Writing for Pitchfork, Matthew Strauss noted that the song's production "gesture[s] toward the otherworldly retroism of Tranquility Base Hotel & Casino" while remaining "grounded" lyrically; he opines that the song is "emblematic of a new, post-AM Arctic Monkeys: a little mysterious, yearning, and downcast - and quietly beautiful." Shaad D'Souza of The Guardian wrote, "Arctic Monkeys are clearly still invested in writing ballads that move with the slowness and smoothness of treacle dripping from a spoon. "There'd Better Be a Mirrorball" seems slight at first – but by the time it's over, there's no doubting its power." Stereogum chose the song as one of the best tracks of that week, describing it as "[splitting] the difference between Bond theme and brokenhearted lament" with "Alex Turner's croon leading the way through exquisite lounge music and a soaring string arrangement."

Professional ratings
Review scores
| Source | Rating |
| The Guardian |  |
| NME |  |

===Accolades===
The song was nominated for Best Alternative Music Performance at the 65th Annual Grammy Awards.

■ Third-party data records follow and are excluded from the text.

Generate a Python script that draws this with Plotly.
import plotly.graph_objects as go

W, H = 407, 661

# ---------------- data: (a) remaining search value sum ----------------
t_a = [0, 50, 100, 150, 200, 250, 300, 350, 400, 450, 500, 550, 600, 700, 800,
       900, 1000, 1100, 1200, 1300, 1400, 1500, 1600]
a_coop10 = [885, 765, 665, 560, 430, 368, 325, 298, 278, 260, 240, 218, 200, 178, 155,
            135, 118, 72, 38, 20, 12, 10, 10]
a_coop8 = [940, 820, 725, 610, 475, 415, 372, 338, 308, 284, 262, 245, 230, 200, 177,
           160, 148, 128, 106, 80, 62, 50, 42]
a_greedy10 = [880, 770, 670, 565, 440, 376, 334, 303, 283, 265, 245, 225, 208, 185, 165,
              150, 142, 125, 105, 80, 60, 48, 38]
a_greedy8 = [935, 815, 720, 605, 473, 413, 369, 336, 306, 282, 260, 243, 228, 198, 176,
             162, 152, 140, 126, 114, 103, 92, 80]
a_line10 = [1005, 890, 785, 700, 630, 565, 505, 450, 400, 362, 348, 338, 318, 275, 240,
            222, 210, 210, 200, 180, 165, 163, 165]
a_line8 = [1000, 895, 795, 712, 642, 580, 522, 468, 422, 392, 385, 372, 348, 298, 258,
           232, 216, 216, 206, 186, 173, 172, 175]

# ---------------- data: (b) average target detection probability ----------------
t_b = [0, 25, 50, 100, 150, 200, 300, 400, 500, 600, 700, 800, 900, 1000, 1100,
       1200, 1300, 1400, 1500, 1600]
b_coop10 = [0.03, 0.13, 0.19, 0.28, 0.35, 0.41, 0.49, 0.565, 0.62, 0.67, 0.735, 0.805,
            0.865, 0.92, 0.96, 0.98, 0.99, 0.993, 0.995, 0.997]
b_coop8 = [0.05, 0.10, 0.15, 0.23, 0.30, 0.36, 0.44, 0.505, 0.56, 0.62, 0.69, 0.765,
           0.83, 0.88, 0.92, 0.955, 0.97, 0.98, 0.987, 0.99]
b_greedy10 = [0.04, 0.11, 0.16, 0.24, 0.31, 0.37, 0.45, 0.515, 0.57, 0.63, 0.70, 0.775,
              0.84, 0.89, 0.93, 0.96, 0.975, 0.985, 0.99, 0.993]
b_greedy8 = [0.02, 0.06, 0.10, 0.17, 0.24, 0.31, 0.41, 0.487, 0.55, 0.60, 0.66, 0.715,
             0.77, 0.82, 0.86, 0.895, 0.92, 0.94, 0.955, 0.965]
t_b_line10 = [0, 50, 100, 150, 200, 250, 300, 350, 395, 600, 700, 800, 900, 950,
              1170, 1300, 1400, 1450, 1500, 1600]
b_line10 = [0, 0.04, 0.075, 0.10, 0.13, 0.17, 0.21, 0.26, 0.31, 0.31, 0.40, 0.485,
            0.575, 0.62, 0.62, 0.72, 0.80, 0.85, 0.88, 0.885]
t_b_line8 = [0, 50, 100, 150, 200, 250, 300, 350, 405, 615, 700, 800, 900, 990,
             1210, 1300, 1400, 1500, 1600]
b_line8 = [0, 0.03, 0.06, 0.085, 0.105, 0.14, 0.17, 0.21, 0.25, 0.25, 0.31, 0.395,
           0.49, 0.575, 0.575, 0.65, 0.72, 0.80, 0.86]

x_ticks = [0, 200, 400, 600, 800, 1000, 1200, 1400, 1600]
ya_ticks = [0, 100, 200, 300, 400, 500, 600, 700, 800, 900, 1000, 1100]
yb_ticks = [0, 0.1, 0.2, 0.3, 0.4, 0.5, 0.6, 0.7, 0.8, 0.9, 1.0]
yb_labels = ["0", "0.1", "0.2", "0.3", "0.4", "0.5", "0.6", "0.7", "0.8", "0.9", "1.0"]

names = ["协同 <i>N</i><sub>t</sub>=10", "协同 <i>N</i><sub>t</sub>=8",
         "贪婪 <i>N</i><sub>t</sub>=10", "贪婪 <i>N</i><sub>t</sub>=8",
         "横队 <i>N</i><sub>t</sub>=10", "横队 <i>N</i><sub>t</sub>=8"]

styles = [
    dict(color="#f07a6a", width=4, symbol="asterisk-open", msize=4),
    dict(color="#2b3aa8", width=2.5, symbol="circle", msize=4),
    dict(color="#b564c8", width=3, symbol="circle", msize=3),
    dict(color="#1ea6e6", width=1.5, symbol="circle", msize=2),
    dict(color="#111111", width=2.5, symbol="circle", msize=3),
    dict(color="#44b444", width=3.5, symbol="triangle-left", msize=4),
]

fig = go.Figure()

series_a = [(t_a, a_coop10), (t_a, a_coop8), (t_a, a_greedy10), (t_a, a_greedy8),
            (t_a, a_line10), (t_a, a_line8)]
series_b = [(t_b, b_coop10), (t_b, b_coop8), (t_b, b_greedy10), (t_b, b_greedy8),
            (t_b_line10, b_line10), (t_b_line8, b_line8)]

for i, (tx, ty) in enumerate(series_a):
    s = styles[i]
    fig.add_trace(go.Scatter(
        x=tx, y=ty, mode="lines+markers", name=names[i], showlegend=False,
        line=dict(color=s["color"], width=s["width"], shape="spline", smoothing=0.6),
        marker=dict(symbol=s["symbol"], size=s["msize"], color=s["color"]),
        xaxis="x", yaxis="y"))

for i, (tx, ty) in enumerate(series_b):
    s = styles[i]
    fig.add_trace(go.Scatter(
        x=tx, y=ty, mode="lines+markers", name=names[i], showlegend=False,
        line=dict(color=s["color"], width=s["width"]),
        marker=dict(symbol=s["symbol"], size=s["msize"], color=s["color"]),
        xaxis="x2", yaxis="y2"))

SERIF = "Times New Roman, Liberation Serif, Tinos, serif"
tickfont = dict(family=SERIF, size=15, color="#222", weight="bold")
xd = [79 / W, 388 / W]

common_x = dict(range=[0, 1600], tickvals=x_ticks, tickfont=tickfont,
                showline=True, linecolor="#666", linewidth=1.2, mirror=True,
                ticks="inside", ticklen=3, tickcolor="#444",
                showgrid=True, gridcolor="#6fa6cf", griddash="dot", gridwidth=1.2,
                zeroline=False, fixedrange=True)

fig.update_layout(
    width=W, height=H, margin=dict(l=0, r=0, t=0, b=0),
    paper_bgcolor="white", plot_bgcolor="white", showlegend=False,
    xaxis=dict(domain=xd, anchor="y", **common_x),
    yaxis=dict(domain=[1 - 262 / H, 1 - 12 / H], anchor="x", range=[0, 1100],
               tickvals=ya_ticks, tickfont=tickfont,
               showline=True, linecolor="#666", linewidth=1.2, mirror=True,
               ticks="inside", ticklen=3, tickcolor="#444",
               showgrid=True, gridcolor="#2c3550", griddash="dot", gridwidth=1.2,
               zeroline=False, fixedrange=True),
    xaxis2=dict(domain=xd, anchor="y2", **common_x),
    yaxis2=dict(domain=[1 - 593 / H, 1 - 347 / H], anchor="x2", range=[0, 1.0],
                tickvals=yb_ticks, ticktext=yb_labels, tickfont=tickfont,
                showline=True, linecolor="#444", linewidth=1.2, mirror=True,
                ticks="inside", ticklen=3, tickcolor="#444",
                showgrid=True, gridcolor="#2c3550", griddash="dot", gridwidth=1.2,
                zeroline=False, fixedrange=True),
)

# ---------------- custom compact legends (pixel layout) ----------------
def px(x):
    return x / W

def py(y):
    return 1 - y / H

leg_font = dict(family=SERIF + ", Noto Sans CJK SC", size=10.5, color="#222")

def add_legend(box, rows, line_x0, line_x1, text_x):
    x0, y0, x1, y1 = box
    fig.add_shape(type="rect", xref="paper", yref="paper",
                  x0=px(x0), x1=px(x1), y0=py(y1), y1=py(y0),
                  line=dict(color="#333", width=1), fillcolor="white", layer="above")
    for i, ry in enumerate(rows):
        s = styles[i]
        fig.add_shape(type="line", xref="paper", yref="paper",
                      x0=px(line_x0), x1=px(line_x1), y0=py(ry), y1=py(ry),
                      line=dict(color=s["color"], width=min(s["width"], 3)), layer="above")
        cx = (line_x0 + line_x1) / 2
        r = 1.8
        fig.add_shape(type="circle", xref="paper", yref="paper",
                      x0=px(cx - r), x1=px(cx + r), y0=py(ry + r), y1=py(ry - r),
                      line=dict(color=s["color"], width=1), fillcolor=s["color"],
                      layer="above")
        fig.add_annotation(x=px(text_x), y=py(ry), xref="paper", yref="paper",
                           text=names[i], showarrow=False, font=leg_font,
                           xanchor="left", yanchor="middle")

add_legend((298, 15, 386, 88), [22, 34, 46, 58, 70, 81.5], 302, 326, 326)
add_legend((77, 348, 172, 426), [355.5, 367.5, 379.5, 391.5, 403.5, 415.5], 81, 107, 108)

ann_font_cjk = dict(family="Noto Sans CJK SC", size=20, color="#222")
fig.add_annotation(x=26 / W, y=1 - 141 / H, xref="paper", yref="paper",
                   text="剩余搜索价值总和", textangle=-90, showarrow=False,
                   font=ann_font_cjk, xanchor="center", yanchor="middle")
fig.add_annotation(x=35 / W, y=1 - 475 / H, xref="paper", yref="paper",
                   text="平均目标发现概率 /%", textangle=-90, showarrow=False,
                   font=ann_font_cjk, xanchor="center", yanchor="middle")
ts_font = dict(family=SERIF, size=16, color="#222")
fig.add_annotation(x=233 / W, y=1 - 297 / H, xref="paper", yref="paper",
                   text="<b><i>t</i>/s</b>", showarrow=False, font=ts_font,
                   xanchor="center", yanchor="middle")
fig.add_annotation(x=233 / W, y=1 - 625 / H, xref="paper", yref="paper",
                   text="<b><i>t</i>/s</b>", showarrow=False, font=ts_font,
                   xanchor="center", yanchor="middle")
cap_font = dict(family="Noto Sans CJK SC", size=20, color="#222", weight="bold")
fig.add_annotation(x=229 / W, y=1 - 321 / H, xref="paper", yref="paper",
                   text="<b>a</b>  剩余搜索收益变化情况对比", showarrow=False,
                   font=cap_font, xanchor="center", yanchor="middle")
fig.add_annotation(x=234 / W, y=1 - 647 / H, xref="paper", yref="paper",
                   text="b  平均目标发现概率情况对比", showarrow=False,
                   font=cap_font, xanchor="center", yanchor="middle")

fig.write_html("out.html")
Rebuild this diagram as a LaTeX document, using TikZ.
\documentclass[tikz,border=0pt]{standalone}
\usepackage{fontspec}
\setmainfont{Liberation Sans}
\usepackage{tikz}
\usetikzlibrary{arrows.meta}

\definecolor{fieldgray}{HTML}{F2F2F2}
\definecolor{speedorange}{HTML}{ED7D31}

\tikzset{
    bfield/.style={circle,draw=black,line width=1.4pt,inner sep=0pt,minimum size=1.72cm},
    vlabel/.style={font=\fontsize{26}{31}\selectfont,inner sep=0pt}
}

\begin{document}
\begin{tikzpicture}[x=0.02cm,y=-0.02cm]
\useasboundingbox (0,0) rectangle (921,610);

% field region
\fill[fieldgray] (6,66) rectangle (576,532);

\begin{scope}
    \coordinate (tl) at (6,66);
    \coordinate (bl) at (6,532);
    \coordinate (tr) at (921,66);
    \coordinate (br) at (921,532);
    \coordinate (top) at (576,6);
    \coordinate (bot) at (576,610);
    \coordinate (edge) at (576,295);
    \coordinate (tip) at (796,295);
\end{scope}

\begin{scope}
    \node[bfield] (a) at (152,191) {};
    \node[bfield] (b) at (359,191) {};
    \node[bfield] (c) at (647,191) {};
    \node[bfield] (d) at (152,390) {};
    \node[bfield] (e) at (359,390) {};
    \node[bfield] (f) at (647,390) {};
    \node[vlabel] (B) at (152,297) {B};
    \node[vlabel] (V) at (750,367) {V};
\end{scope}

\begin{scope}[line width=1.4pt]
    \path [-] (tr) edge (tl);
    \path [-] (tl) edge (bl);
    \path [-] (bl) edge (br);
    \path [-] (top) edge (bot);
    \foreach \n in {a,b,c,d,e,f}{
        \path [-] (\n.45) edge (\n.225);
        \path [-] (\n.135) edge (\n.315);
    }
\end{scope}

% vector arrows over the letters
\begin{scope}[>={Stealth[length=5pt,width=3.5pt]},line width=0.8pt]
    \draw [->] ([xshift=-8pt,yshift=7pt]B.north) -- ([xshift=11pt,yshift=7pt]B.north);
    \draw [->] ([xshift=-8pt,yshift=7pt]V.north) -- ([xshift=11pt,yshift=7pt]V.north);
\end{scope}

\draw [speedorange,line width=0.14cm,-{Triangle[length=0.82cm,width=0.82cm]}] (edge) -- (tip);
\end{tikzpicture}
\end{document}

| Publication | Rank | List |
|---|---|---|
| Billboard | 45 | The 100 Best Songs of 2022 |
| Consequence | 40 | Top 50 Songs of 2022 |
| The Guardian | 6 | The 20 Best Songs of 2022 |
| NME | 5 | The 50 best songs of 2022 |
| Stereogum | - | Our 50 Favorite Songs Of 2022 |

==Charts==

Chart performance for "There'd Better Be a Mirrorball"
| Chart (2022) | Peak position |
|---|---|
| Greece International (IFPI) | 76 |
| Ireland (IRMA) | 31 |
| Lithuania (AGATA) | 100 |
| New Zealand Hot Singles (RMNZ) | 16 |
| Portugal (AFP) | 68 |
| UK Singles (OCC) | 25 |
| UK Indie (OCC) | 2 |
| US Hot Rock & Alternative Songs (Billboard) | 37 |

==Certifications==

Certifications for "There'd Better Be a Mirrorball"
| Region | Certification | Certified units/sales |
| United Kingdom (BPI) | Silver | 200,000^{‡} |
^{‡} Sales+streaming figures based on certification alone.